Would you transcribe the whole listing exactly, minus its pictures?

#### Data lines

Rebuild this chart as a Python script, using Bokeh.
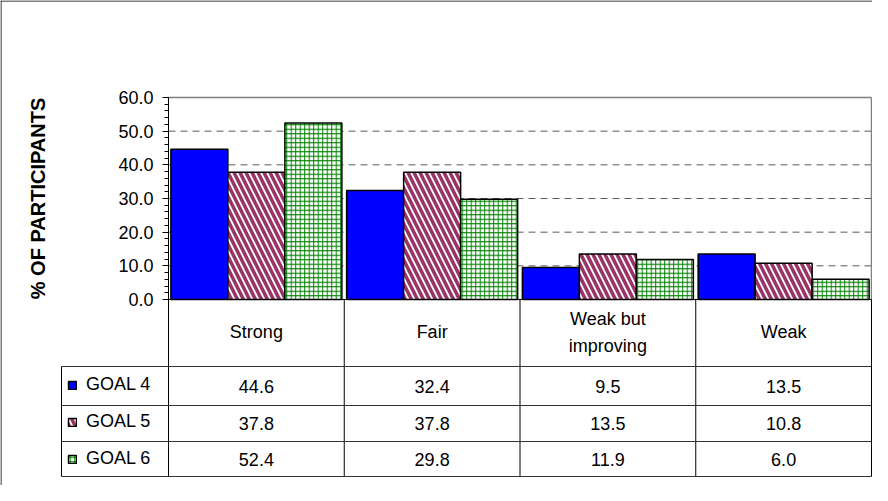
from bokeh.plotting import figure
from bokeh.models import (Range1d, LinearAxis, SingleIntervalTicker, NumeralTickFormatter,
                          Legend, LegendItem)
from bokeh.embed import file_html
from bokeh.resources import INLINE
from bokeh.core.properties import value

# ---------------- data ----------------
categories = ["Strong", "Fair", "Weak but\nimproving", "Weak"]
series_names = ["GOAL 4", "GOAL 5", "GOAL 6"]
goal4 = [44.6, 32.4, 9.5, 13.5]
goal5 = [37.8, 37.8, 13.5, 10.8]
goal6 = [52.4, 29.8, 11.9, 6.0]
y_ticks = [0, 10, 20, 30, 40, 50, 60]
y_label = "% OF PARTICIPANTS"

# ---------------- layout (pixels) ----------------
W, H = 872, 485
PL = 168          # plot area left (px)
CW = 175.75       # width of one category (px)
PT = 97           # plot area top (px)
PB = 299          # baseline (px)
YMAX = y_ticks[-1]
PPU = (PB - PT) / YMAX
LEG_L = 61        # legend column left (px)
ROWS = [366, 405, 441, 476]   # table row borders (px)
NCAT = len(categories)
FONT = "Liberation Sans"
FS = "18px"

p = figure(width=W, height=H,
           x_range=Range1d(-PL / CW, (W - PL) / CW),
           y_range=Range1d(-(H - PB) / PPU, PB / PPU),
           x_axis_type=None, y_axis_type=None,
           output_backend="svg", toolbar_location=None, title=None,
           min_border=0, outline_line_color=None,
           background_fill_color="white", border_fill_color="white")
p.extra_x_ranges = {"px": Range1d(0, W)}
p.extra_y_ranges = {"px": Range1d(H, 0)}

# outer frame
p.segment(x0=[0.5, 0], y0=[0, 0.5], x1=[0.5, W], y1=[H, 0.5],
          line_color="black", line_width=1,
          x_range_name="px", y_range_name="px")

# gridlines (dashed) and plot-area border
for t in y_ticks[1:-1]:
    p.segment(x0=0, y0=t, x1=NCAT, y1=t, line_color="#5a5a5a", line_width=1,
              line_dash="7 5")
p.segment(x0=[0, NCAT], y0=[YMAX, 0], x1=[NCAT, NCAT], y1=[YMAX, YMAX],
          line_color="#808080", line_width=1.5)

# bars
BW = 0.3243
offsets = [-BW, 0.0, BW]
styles = [
    dict(fill_color="#0000FF"),
    dict(fill_color="white", hatch_pattern="left_diagonal_line",
         hatch_color="#993366", hatch_scale=12, hatch_weight=3.5),
    dict(fill_color="white", hatch_pattern="cross",
         hatch_color="#008000", hatch_scale=4.5, hatch_weight=1),
]
series = [goal4, goal5, goal6]
renderers = []
for vals, off, st in zip(series, offsets, styles):
    xs = [i + 0.5 + off for i in range(NCAT)]
    r = p.vbar(x=xs, top=vals, bottom=0, width=BW,
               line_color="black", line_width=1.5, **st)
    renderers.append(r)

# y axis
yaxis = LinearAxis(fixed_location=0, bounds=(0, YMAX),
                   ticker=SingleIntervalTicker(interval=10, num_minor_ticks=5),
                   formatter=NumeralTickFormatter(format="0.0"),
                   axis_label=y_label,
                   axis_label_text_font=FONT, axis_label_text_font_size="20px",
                   axis_label_text_font_style="bold", axis_label_text_color="black",
                   axis_label_standoff=66,
                   major_label_text_font=FONT, major_label_text_font_size=FS,
                   major_label_text_color="black", major_label_standoff=9,
                   major_tick_in=0, major_tick_out=6,
                   minor_tick_in=0, minor_tick_out=4,
                   axis_line_color="black", major_tick_line_color="black",
                   minor_tick_line_color="black")
p.add_layout(yaxis, "left")

# data table: lines
p.segment(x0=0, y0=PB, x1=NCAT, y1=PB, line_color="black", line_width=1,
          y_range_name="px")
p.segment(x0=list(range(NCAT + 1)), y0=[PB] * (NCAT + 1),
          x1=list(range(NCAT + 1)), y1=[ROWS[-1]] * (NCAT + 1),
          line_color="black", line_width=1, y_range_name="px")
p.segment(x0=[LEG_L] * len(ROWS), y0=ROWS, x1=[PL + NCAT * CW] * len(ROWS), y1=ROWS,
          line_color="#333333", line_width=1,
          x_range_name="px", y_range_name="px")
p.segment(x0=LEG_L, y0=ROWS[0], x1=LEG_L, y1=ROWS[-1], line_color="black",
          line_width=1, x_range_name="px", y_range_name="px")

# data table: texts
p.text(x=[i + 0.5 for i in range(NCAT)], y=[(PB + ROWS[0]) / 2 - 1] * NCAT,
       text=categories, text_align="center", text_baseline="middle",
       text_font=value(FONT), text_font_size=FS, text_color="black",
       text_line_height=1.35, y_range_name="px")
for k, vals in enumerate(series):
    yc = (ROWS[k] + ROWS[k + 1]) / 2
    p.text(x=[i + 0.5 for i in range(NCAT)], y=[yc] * NCAT,
           text=["%.1f" % v for v in vals], text_align="center",
           text_baseline="middle", text_font=value(FONT), text_font_size=FS,
           text_color="black", y_range_name="px")

# legend inside the table
legend = Legend(items=[LegendItem(label=n, renderers=[r])
                       for n, r in zip(series_names, renderers)],
                location=(LEG_L + 6, H - ROWS[-1] + 7),
                glyph_width=10, glyph_height=10, label_standoff=9,
                label_height=21, spacing=16, padding=0, margin=0,
                label_text_font=FONT, label_text_font_size=FS,
                label_text_color="black",
                background_fill_alpha=0, border_line_color=None)
p.add_layout(legend)

open("out.html", "w").write(file_html(p, INLINE))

########

__Written solution__:
Rebuild this chart as a Python script, using Bokeh.
from bokeh.plotting import figure
from bokeh.models import (Range1d, LinearAxis, SingleIntervalTicker, NumeralTickFormatter,
                          Legend, LegendItem)
from bokeh.embed import file_html
from bokeh.resources import INLINE
from bokeh.core.properties import value

# ---------------- data ----------------
categories = ["Strong", "Fair", "Weak but\nimproving", "Weak"]
series_names = ["GOAL 4", "GOAL 5", "GOAL 6"]
goal4 = [44.6, 32.4, 9.5, 13.5]
goal5 = [37.8, 37.8, 13.5, 10.8]
goal6 = [52.4, 29.8, 11.9, 6.0]
y_ticks = [0, 10, 20, 30, 40, 50, 60]
y_label = "% OF PARTICIPANTS"

# ---------------- layout (pixels) ----------------
W, H = 872, 485
PL = 168          # plot area left (px)
CW = 175.75       # width of one category (px)
PT = 97           # plot area top (px)
PB = 299          # baseline (px)
YMAX = y_ticks[-1]
PPU = (PB - PT) / YMAX
LEG_L = 61        # legend column left (px)
ROWS = [366, 405, 441, 476]   # table row borders (px)
NCAT = len(categories)
FONT = "Liberation Sans"
FS = "18px"

p = figure(width=W, height=H,
           x_range=Range1d(-PL / CW, (W - PL) / CW),
           y_range=Range1d(-(H - PB) / PPU, PB / PPU),
           x_axis_type=None, y_axis_type=None,
           output_backend="svg", toolbar_location=None, title=None,
           min_border=0, outline_line_color=None,
           background_fill_color="white", border_fill_color="white")
p.extra_x_ranges = {"px": Range1d(0, W)}
p.extra_y_ranges = {"px": Range1d(H, 0)}

# outer frame
p.segment(x0=[0.5, 0], y0=[0, 0.5], x1=[0.5, W], y1=[H, 0.5],
          line_color="black", line_width=1,
          x_range_name="px", y_range_name="px")

# gridlines (dashed) and plot-area border
for t in y_ticks[1:-1]:
    p.segment(x0=0, y0=t, x1=NCAT, y1=t, line_color="#5a5a5a", line_width=1,
              line_dash="7 5")
p.segment(x0=[0, NCAT], y0=[YMAX, 0], x1=[NCAT, NCAT], y1=[YMAX, YMAX],
          line_color="#808080", line_width=1.5)

# bars
BW = 0.3243
offsets = [-BW, 0.0, BW]
styles = [
    dict(fill_color="#0000FF"),
    dict(fill_color="white", hatch_pattern="left_diagonal_line",
         hatch_color="#993366", hatch_scale=12, hatch_weight=3.5),
    dict(fill_color="white", hatch_pattern="cross",
         hatch_color="#008000", hatch_scale=4.5, hatch_weight=1),
]
series = [goal4, goal5, goal6]
renderers = []
for vals, off, st in zip(series, offsets, styles):
    xs = [i + 0.5 + off for i in range(NCAT)]
    r = p.vbar(x=xs, top=vals, bottom=0, width=BW,
               line_color="black", line_width=1.5, **st)
    renderers.append(r)

# y axis
yaxis = LinearAxis(fixed_location=0, bounds=(0, YMAX),
                   ticker=SingleIntervalTicker(interval=10, num_minor_ticks=5),
                   formatter=NumeralTickFormatter(format="0.0"),
                   axis_label=y_label,
                   axis_label_text_font=FONT, axis_label_text_font_size="20px",
                   axis_label_text_font_style="bold", axis_label_text_color="black",
                   axis_label_standoff=66,
                   major_label_text_font=FONT, major_label_text_font_size=FS,
                   major_label_text_color="black", major_label_standoff=9,
                   major_tick_in=0, major_tick_out=6,
                   minor_tick_in=0, minor_tick_out=4,
                   axis_line_color="black", major_tick_line_color="black",
                   minor_tick_line_color="black")
p.add_layout(yaxis, "left")

# data table: lines
p.segment(x0=0, y0=PB, x1=NCAT, y1=PB, line_color="black", line_width=1,
          y_range_name="px")
p.segment(x0=list(range(NCAT + 1)), y0=[PB] * (NCAT + 1),
          x1=list(range(NCAT + 1)), y1=[ROWS[-1]] * (NCAT + 1),
          line_color="black", line_width=1, y_range_name="px")
p.segment(x0=[LEG_L] * len(ROWS), y0=ROWS, x1=[PL + NCAT * CW] * len(ROWS), y1=ROWS,
          line_color="#333333", line_width=1,
          x_range_name="px", y_range_name="px")
p.segment(x0=LEG_L, y0=ROWS[0], x1=LEG_L, y1=ROWS[-1], line_color="black",
          line_width=1, x_range_name="px", y_range_name="px")

# data table: texts
p.text(x=[i + 0.5 for i in range(NCAT)], y=[(PB + ROWS[0]) / 2 - 1] * NCAT,
       text=categories, text_align="center", text_baseline="middle",
       text_font=value(FONT), text_font_size=FS, text_color="black",
       text_line_height=1.35, y_range_name="px")
for k, vals in enumerate(series):
    yc = (ROWS[k] + ROWS[k + 1]) / 2
    p.text(x=[i + 0.5 for i in range(NCAT)], y=[yc] * NCAT,
           text=["%.1f" % v for v in vals], text_align="center",
           text_baseline="middle", text_font=value(FONT), text_font_size=FS,
           text_color="black", y_range_name="px")

# legend inside the table
legend = Legend(items=[LegendItem(label=n, renderers=[r])
                       for n, r in zip(series_names, renderers)],
                location=(LEG_L + 6, H - ROWS[-1] + 7),
                glyph_width=10, glyph_height=10, label_standoff=9,
                label_height=21, spacing=16, padding=0, margin=0,
                label_text_font=FONT, label_text_font_size=FS,
                label_text_color="black",
                background_fill_alpha=0, border_line_color=None)
p.add_layout(legend)

open("out.html", "w").write(file_html(p, INLINE))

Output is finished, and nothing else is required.